We could move on to the NBA, where Dallas Maverick Josh Howard was arrested for street racing, which made openly admitting to smoking marijuana regularly seem like a walk in the park.

Additionally, Brad Miller, Joakim Noah, and David Harrison each got themselves in trouble with the NBA's substance abuse policy for either possessing or driving under the influence of illegal substances.

By this point, if you're a fan of either or all of the obviously tainted professional leagues I have examined, your panties are probably in a rather uncomfortable metaphorical bunch.

I am in no way generalizing that the actions of a certain few, but increasingly large number of players reflects the actions of a league or a players' association as a whole. Well, at least sort of.

It is puzzling to me why these repeat offenders are still playing professional sports. Any average citizen that is convicted of a felony almost immediately loses their job. You choose the behavior, you choose the consequences.

Although, for whatever reason, it seems that athletes have become somehow immune to repercussions from their professional affiliates.

Getting back to the focus of this article, the NHL is not void of integrity strainers among the ranks of its' players' association.

Players such as Chris Simon, Todd Bertuzzi, and Ryan Hollweg are no strangers to suspensions; however herein lies the difference between hockey and other professional sports.

The suspensions' of the aforementioned players, and the vast majority of other players suspended from their teams, are a direct result of in-game offenses.

Whether it's stomping on an opponent's foot, slashing a player in the back with your stick, a hit from behind, a hit after play has halted, or knocking down an official, NHL'ers are rarely suspended for anything other than on-ice offenses.

Anyone who has ever played a sport knows that things are different in the so-called "heat of battle." Tempers flare, adrenaline gets the best of you, and it might cause you to do something that violates the rules of the game.

The severity of the action notwithstanding, it is often times understandable when a player takes a cheap shot in any sport.

To summarize, hockey might still not be considered a "major" sport in America, but it has by and large retained its integrity throughout history.

Whether it's a result of the vast array of culturally different athletes that comprise each of the 30 teams in the league, or the respect for those who have played the game before them, NHL'ers seem to carry themselves with a much higher level of dignity than athletes of other major sports.

I came across an interview with Baltimore Ravens' linebacker Lee Suggs that was nearly vomit-inducing. Before I examine it, let me re-iterate that while I am from Pittsburgh and have been a die hard Penguins fan my entire life, I could care less if the Steelers ever win another game in the history of their franchise.

Suggs admitted to having a "bounty" on the head of Steelers' rookie running back Rashard Mendenhall during the previous Ravens-Steelers game this season. Mendenhall sustained a season ending broken shoulder during that game.

Suggs added that the Ravens' new target will be receiver Hines Ward, stating that "we've got something in store for him" when the Steelers next meet the Ravens.

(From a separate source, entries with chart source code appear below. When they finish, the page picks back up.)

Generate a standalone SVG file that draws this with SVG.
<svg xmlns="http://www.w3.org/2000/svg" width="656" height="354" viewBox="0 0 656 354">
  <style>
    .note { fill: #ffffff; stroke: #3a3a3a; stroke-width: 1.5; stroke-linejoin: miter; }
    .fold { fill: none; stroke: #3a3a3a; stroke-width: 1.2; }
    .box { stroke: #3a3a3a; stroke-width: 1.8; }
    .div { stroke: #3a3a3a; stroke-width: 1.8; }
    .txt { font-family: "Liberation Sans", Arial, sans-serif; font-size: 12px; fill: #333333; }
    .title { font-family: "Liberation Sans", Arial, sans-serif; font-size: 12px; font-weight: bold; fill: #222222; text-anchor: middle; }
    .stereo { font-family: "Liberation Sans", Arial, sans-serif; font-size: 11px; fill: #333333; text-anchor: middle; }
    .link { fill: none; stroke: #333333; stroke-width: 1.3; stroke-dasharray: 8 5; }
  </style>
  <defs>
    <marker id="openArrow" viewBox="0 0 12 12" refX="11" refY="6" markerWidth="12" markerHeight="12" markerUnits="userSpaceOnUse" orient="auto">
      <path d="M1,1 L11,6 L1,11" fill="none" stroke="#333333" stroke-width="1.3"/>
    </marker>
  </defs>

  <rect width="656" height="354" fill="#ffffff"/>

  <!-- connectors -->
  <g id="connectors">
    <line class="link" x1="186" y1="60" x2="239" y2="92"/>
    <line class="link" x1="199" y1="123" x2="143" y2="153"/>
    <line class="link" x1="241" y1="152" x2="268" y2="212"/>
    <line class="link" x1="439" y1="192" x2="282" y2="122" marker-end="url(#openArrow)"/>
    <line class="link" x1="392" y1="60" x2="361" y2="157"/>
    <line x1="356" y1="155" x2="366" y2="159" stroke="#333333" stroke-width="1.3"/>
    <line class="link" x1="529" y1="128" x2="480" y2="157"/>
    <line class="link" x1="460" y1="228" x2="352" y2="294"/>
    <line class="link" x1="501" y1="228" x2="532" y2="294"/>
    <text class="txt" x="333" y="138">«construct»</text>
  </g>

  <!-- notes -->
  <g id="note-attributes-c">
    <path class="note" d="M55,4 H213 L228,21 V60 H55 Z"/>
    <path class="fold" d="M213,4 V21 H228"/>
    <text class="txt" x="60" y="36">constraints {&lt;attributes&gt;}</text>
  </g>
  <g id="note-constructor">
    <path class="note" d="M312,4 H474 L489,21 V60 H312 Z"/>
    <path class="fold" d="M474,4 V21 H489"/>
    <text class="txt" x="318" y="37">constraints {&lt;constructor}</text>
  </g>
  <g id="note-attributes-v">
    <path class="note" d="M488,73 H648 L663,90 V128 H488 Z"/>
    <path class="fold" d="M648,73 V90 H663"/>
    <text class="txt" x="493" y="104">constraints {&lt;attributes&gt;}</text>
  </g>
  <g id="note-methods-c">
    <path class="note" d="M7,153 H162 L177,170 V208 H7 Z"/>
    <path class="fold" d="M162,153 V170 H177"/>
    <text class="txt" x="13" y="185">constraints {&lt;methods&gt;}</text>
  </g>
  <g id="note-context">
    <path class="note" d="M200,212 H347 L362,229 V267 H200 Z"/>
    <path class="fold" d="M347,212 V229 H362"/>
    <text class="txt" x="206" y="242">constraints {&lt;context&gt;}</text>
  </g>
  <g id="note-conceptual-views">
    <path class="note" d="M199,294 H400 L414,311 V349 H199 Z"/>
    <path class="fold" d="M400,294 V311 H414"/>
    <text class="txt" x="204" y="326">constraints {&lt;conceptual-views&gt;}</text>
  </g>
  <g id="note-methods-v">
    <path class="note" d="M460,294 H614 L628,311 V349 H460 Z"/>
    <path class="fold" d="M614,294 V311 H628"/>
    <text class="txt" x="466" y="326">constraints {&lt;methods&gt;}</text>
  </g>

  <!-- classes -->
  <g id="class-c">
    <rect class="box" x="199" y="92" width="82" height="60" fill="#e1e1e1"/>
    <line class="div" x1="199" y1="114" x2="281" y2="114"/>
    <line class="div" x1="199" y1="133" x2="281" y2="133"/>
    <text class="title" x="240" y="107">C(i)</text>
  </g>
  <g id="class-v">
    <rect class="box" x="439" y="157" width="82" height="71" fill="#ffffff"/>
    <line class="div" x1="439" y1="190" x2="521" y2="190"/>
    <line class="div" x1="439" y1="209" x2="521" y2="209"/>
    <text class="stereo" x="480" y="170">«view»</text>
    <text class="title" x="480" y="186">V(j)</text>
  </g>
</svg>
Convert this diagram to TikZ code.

These kind of childish comments might serve to motivate a core of four linebackers, but to everyone else, doesn't it just sound ridiculous?

To imply that you are intentionally aiming to injure a player is not only unsportsmanlike, it is unprofessional and inhumane.

I'm sure this isn't the only case of ill-mannered trash talking going on around the NFL this season, but frankly, I don't care to know about the rest.

You stay classy, NFL'ers, we'll keep delivering solid shoulder checks and dropping the gloves on the ice, while commending the opposition for their effort after the game, avoiding possession of illegal firearms, petting our dogs instead of staging fights, and smoking a victory cigar instead of a tightly rolled joint, all the while holding the integrity, storied traditions and history of hockey above all else.

So the next time you see a series of mugshots run across your local sports news television station, pay attention to the ratio of NHL'ers to other "professional athletes".

I'm sure you won't be surprised at who comes out on top.